* RAW DATA *
____________________

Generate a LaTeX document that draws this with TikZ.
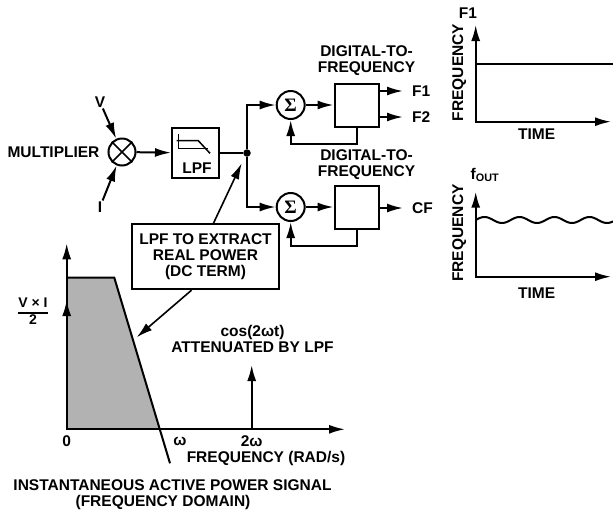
\documentclass[tikz,border=0pt]{standalone}
\usepackage{fontspec}
\setmainfont{Liberation Sans}
\newfontfamily\sigmafont{Liberation Serif}
\usetikzlibrary{arrows.meta}
\setlength{\arrayrulewidth}{1.3pt}
\pgfdeclarelayer{edgelayer}
\pgfdeclarelayer{nodelayer}
\pgfsetlayers{edgelayer,nodelayer,main}
\tikzstyle{tag}=[inner sep=1pt,font=\bfseries\fontsize{15.5}{16}\selectfont]
\tikzstyle{block}=[draw=black,line width=2pt,minimum width=44pt,minimum height=43pt,inner sep=0pt]
\tikzstyle{adder}=[circle,draw=black,line width=2pt,minimum size=28pt,inner sep=0pt,font=\sigmafont\bfseries\fontsize{19}{19}\selectfont]
\tikzstyle{mixer}=[circle,draw=black,line width=2pt,minimum size=27pt,inner sep=0pt]
\tikzstyle{joint}=[circle,fill=black,minimum size=7.5pt,inner sep=0pt]
\tikzstyle{wire}=[draw=black,line width=2pt]
\tikzstyle{signal}=[-{Latex[length=16pt,width=9pt]},draw=black,line width=2pt]
\tikzstyle{axes}=[{Latex[length=16pt,width=9pt]}-{Latex[length=16pt,width=9pt]},draw=black,line width=2pt]

\begin{document}
\begin{tikzpicture}[x=1pt,y=-1pt]
	\useasboundingbox (0,0) rectangle (613,515);
	\begin{pgfonlayer}{nodelayer}
		\node [style=mixer] (mult) at (122,152) {};
		\node [style=tag] (multtext) at (53.5,152) {MULTIPLIER};
		\node [style=tag] (vin) at (100,102) {V};
		\node [style=tag] (iin) at (100,207) {I};
		\node [style=block,minimum width=47pt,minimum height=50pt] (lpf) at (195.5,153) {};
		\node [style=tag] (lpftext) at (197,168) {LPF};
		\node [style=joint] (split) at (247,153) {};
		\node [style=adder] (sum1) at (290.7,105) {Σ};
		\node [style=adder] (sum2) at (290.7,207) {Σ};
		\node [style=block] (dtf1) at (356.5,105) {};
		\node [style=block] (dtf2) at (356.5,207) {};
		\node [style=tag,align=center] (dtf1text) at (366.5,61) {DIGITAL-TO-\\FREQUENCY};
		\node [style=tag,align=center] (dtf2text) at (366.5,165) {DIGITAL-TO-\\FREQUENCY};
		\node [style=tag,anchor=west] (f1) at (411,91) {F1};
		\node [style=tag,anchor=west] (f2) at (411,117) {F2};
		\node [style=tag,anchor=west] (cf) at (411,208) {CF};
		\node [style=tag,draw=black,line width=2pt,align=center,minimum width=147pt,minimum height=65pt] (note) at (205.5,256.7) {LPF TO EXTRACT\\REAL POWER\\(DC TERM)};
		\node [style=tag] (f1axis) at (468,13) {F1};
		\node [style=tag,rotate=90] (freq1) at (459.3,72.5) {FREQUENCY};
		\node [style=tag] (time1) at (536.7,134) {TIME};
		\node [style=tag] (fout) at (485,175) {f\textsubscript{OUT}};
		\node [style=tag,rotate=90] (freq2) at (459.3,233) {FREQUENCY};
		\node [style=tag] (time2) at (536.7,293) {TIME};
		\node [style=tag,font=\bfseries\fontsize{14}{15}\selectfont] (vi) at (33,313) {\begin{tabular}{@{}c@{}}V × I\\\hline 2\end{tabular}};
		\node [style=tag] (zero) at (66.7,441) {0};
		\node [style=tag] (w1) at (180,441) {ω};
		\node [style=tag] (w2) at (251.7,441) {2ω};
		\node [style=tag] (faxis) at (266,458.5) {FREQUENCY (RAD/s)};
		\node [style=tag,align=center] (cosnote) at (252.5,339) {cos(2ωt)\\ATTENUATED BY LPF};
		\node [style=tag] (title1) at (172.5,485.5) {INSTANTANEOUS ACTIVE POWER SIGNAL};
		\node [style=tag] (title2) at (163,502.5) {(FREQUENCY DOMAIN)};
		\coordinate (tip1) at (241.7,163.3);
		\coordinate (tip2) at (136.7,337.3);
		\coordinate (top1) at (475.7,25);
		\coordinate (org1) at (475.7,121.7);
		\coordinate (end1) at (611,121.7);
		\coordinate (top2) at (475.7,191.7);
		\coordinate (org2) at (475.7,276.7);
		\coordinate (end2) at (611,276.7);
		\coordinate (top3) at (66.7,243.3);
		\coordinate (org3) at (66.7,429.3);
		\coordinate (end3) at (345,429.3);
		\coordinate (dc) at (66.7,300);
		\coordinate (base2w) at (251.7,429.3);
		\coordinate (peak2w) at (251.7,365);
		\coordinate (corner1) at (66.7,277.7);
		\coordinate (corner2) at (114.3,277.7);
		\coordinate (cross) at (159.8,429.3);
		\coordinate (slopeend) at (170,463.3);
	\end{pgfonlayer}
	\begin{pgfonlayer}{edgelayer}
		\draw [style=signal] (vin) to (mult);
		\draw [style=signal] (iin) to (mult);
		\draw [style=wire,line width=1.6pt] (mult.north west) to (mult.south east);
		\draw [style=wire,line width=1.6pt] (mult.south west) to (mult.north east);
		\draw [style=signal] (mult) to (lpf);
		\draw [style=wire,line width=1.5pt] (178.3,134) -- (178.3,148.3) -- (208.3,148.3);
		\draw [style=wire,line width=1.5pt] (176.7,140.7) -- (198.3,140.7) -- (210,153.3);
		\draw [style=wire] (lpf) to (split);
		\draw [style=signal] (split) |- (sum1);
		\draw [style=signal] (split) |- (sum2);
		\draw [style=signal] (sum1) to (dtf1);
		\draw [style=signal] (sum2) to (dtf2);
		\draw [style=signal] (dtf1.east |- f1) to ([xshift=-8pt]f1.west);
		\draw [style=signal] (dtf1.east |- f2) to ([xshift=-8pt]f2.west);
		\draw [style=signal] (dtf2.east |- cf) to ([xshift=-8pt]cf.west);
		\draw [style=signal] (dtf1.south) -- ++(0,16) -| (sum1.south);
		\draw [style=signal] (dtf2.south) -- ++(0,16) -| (sum2.south);
		\draw [style=signal,line width=1.6pt] ([xshift=8pt]note.north) to (tip1);
		\draw [style=signal,line width=1.6pt] ([xshift=-14pt]note.south) to (tip2);
		\draw [style=axes] (top1) -- (org1) -- (end1);
		\draw [style=wire] (475.7,64.3) -- (613,64.3);
		\draw [style=axes] (top2) -- (org2) -- (end2);
		\draw [style=wire] plot [domain=0:137.3,samples=140,smooth] ({475.7+\x},{220-3*sin(\x*10.2857)});
		\fill [black!30] (corner1) -- (corner2) -- (cross) -- (org3) -- cycle;
		\draw [style=wire] (corner1) -- (corner2) -- (slopeend);
		\draw [style=axes] (top3) -- (org3) -- (end3);
		\draw [style=signal] (org3) to (dc);
		\draw [style=signal] (base2w) to (peak2w);
	\end{pgfonlayer}
\end{tikzpicture}
\end{document}
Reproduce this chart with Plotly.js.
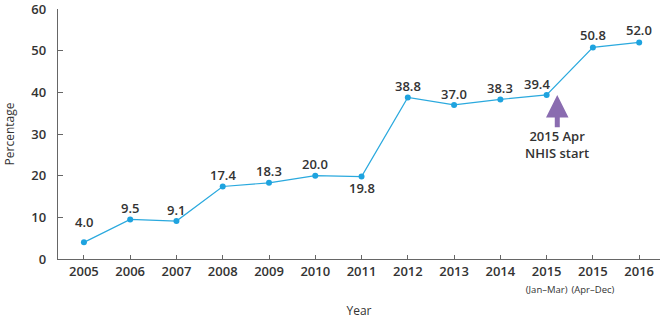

____________________

* WRITTEN INSTRUCTION *
Return each line exactly as written. Any picture gets left out.

* OUTPUT BELOW *
Generate a LaTeX document that draws this with TikZ.
\documentclass[tikz,border=0pt]{standalone}
\usepackage{fontspec}
\setmainfont{Liberation Sans}
\newfontfamily\sigmafont{Liberation Serif}
\usetikzlibrary{arrows.meta}
\setlength{\arrayrulewidth}{1.3pt}
\pgfdeclarelayer{edgelayer}
\pgfdeclarelayer{nodelayer}
\pgfsetlayers{edgelayer,nodelayer,main}
\tikzstyle{tag}=[inner sep=1pt,font=\bfseries\fontsize{15.5}{16}\selectfont]
\tikzstyle{block}=[draw=black,line width=2pt,minimum width=44pt,minimum height=43pt,inner sep=0pt]
\tikzstyle{adder}=[circle,draw=black,line width=2pt,minimum size=28pt,inner sep=0pt,font=\sigmafont\bfseries\fontsize{19}{19}\selectfont]
\tikzstyle{mixer}=[circle,draw=black,line width=2pt,minimum size=27pt,inner sep=0pt]
\tikzstyle{joint}=[circle,fill=black,minimum size=7.5pt,inner sep=0pt]
\tikzstyle{wire}=[draw=black,line width=2pt]
\tikzstyle{signal}=[-{Latex[length=16pt,width=9pt]},draw=black,line width=2pt]
\tikzstyle{axes}=[{Latex[length=16pt,width=9pt]}-{Latex[length=16pt,width=9pt]},draw=black,line width=2pt]

\begin{document}
\begin{tikzpicture}[x=1pt,y=-1pt]
	\useasboundingbox (0,0) rectangle (613,515);
	\begin{pgfonlayer}{nodelayer}
		\node [style=mixer] (mult) at (122,152) {};
		\node [style=tag] (multtext) at (53.5,152) {MULTIPLIER};
		\node [style=tag] (vin) at (100,102) {V};
		\node [style=tag] (iin) at (100,207) {I};
		\node [style=block,minimum width=47pt,minimum height=50pt] (lpf) at (195.5,153) {};
		\node [style=tag] (lpftext) at (197,168) {LPF};
		\node [style=joint] (split) at (247,153) {};
		\node [style=adder] (sum1) at (290.7,105) {Σ};
		\node [style=adder] (sum2) at (290.7,207) {Σ};
		\node [style=block] (dtf1) at (356.5,105) {};
		\node [style=block] (dtf2) at (356.5,207) {};
		\node [style=tag,align=center] (dtf1text) at (366.5,61) {DIGITAL-TO-\\FREQUENCY};
		\node [style=tag,align=center] (dtf2text) at (366.5,165) {DIGITAL-TO-\\FREQUENCY};
		\node [style=tag,anchor=west] (f1) at (411,91) {F1};
		\node [style=tag,anchor=west] (f2) at (411,117) {F2};
		\node [style=tag,anchor=west] (cf) at (411,208) {CF};
		\node [style=tag,draw=black,line width=2pt,align=center,minimum width=147pt,minimum height=65pt] (note) at (205.5,256.7) {LPF TO EXTRACT\\REAL POWER\\(DC TERM)};
		\node [style=tag] (f1axis) at (468,13) {F1};
		\node [style=tag,rotate=90] (freq1) at (459.3,72.5) {FREQUENCY};
		\node [style=tag] (time1) at (536.7,134) {TIME};
		\node [style=tag] (fout) at (485,175) {f\textsubscript{OUT}};
		\node [style=tag,rotate=90] (freq2) at (459.3,233) {FREQUENCY};
		\node [style=tag] (time2) at (536.7,293) {TIME};
		\node [style=tag,font=\bfseries\fontsize{14}{15}\selectfont] (vi) at (33,313) {\begin{tabular}{@{}c@{}}V × I\\\hline 2\end{tabular}};
		\node [style=tag] (zero) at (66.7,441) {0};
		\node [style=tag] (w1) at (180,441) {ω};
		\node [style=tag] (w2) at (251.7,441) {2ω};
		\node [style=tag] (faxis) at (266,458.5) {FREQUENCY (RAD/s)};
		\node [style=tag,align=center] (cosnote) at (252.5,339) {cos(2ωt)\\ATTENUATED BY LPF};
		\node [style=tag] (title1) at (172.5,485.5) {INSTANTANEOUS ACTIVE POWER SIGNAL};
		\node [style=tag] (title2) at (163,502.5) {(FREQUENCY DOMAIN)};
		\coordinate (tip1) at (241.7,163.3);
		\coordinate (tip2) at (136.7,337.3);
		\coordinate (top1) at (475.7,25);
		\coordinate (org1) at (475.7,121.7);
		\coordinate (end1) at (611,121.7);
		\coordinate (top2) at (475.7,191.7);
		\coordinate (org2) at (475.7,276.7);
		\coordinate (end2) at (611,276.7);
		\coordinate (top3) at (66.7,243.3);
		\coordinate (org3) at (66.7,429.3);
		\coordinate (end3) at (345,429.3);
		\coordinate (dc) at (66.7,300);
		\coordinate (base2w) at (251.7,429.3);
		\coordinate (peak2w) at (251.7,365);
		\coordinate (corner1) at (66.7,277.7);
		\coordinate (corner2) at (114.3,277.7);
		\coordinate (cross) at (159.8,429.3);
		\coordinate (slopeend) at (170,463.3);
	\end{pgfonlayer}
	\begin{pgfonlayer}{edgelayer}
		\draw [style=signal] (vin) to (mult);
		\draw [style=signal] (iin) to (mult);
		\draw [style=wire,line width=1.6pt] (mult.north west) to (mult.south east);
		\draw [style=wire,line width=1.6pt] (mult.south west) to (mult.north east);
		\draw [style=signal] (mult) to (lpf);
		\draw [style=wire,line width=1.5pt] (178.3,134) -- (178.3,148.3) -- (208.3,148.3);
		\draw [style=wire,line width=1.5pt] (176.7,140.7) -- (198.3,140.7) -- (210,153.3);
		\draw [style=wire] (lpf) to (split);
		\draw [style=signal] (split) |- (sum1);
		\draw [style=signal] (split) |- (sum2);
		\draw [style=signal] (sum1) to (dtf1);
		\draw [style=signal] (sum2) to (dtf2);
		\draw [style=signal] (dtf1.east |- f1) to ([xshift=-8pt]f1.west);
		\draw [style=signal] (dtf1.east |- f2) to ([xshift=-8pt]f2.west);
		\draw [style=signal] (dtf2.east |- cf) to ([xshift=-8pt]cf.west);
		\draw [style=signal] (dtf1.south) -- ++(0,16) -| (sum1.south);
		\draw [style=signal] (dtf2.south) -- ++(0,16) -| (sum2.south);
		\draw [style=signal,line width=1.6pt] ([xshift=8pt]note.north) to (tip1);
		\draw [style=signal,line width=1.6pt] ([xshift=-14pt]note.south) to (tip2);
		\draw [style=axes] (top1) -- (org1) -- (end1);
		\draw [style=wire] (475.7,64.3) -- (613,64.3);
		\draw [style=axes] (top2) -- (org2) -- (end2);
		\draw [style=wire] plot [domain=0:137.3,samples=140,smooth] ({475.7+\x},{220-3*sin(\x*10.2857)});
		\fill [black!30] (corner1) -- (corner2) -- (cross) -- (org3) -- cycle;
		\draw [style=wire] (corner1) -- (corner2) -- (slopeend);
		\draw [style=axes] (top3) -- (org3) -- (end3);
		\draw [style=signal] (org3) to (dc);
		\draw [style=signal] (base2w) to (peak2w);
	\end{pgfonlayer}
\end{tikzpicture}
\end{document}
Reproduce this chart with Plotly.js.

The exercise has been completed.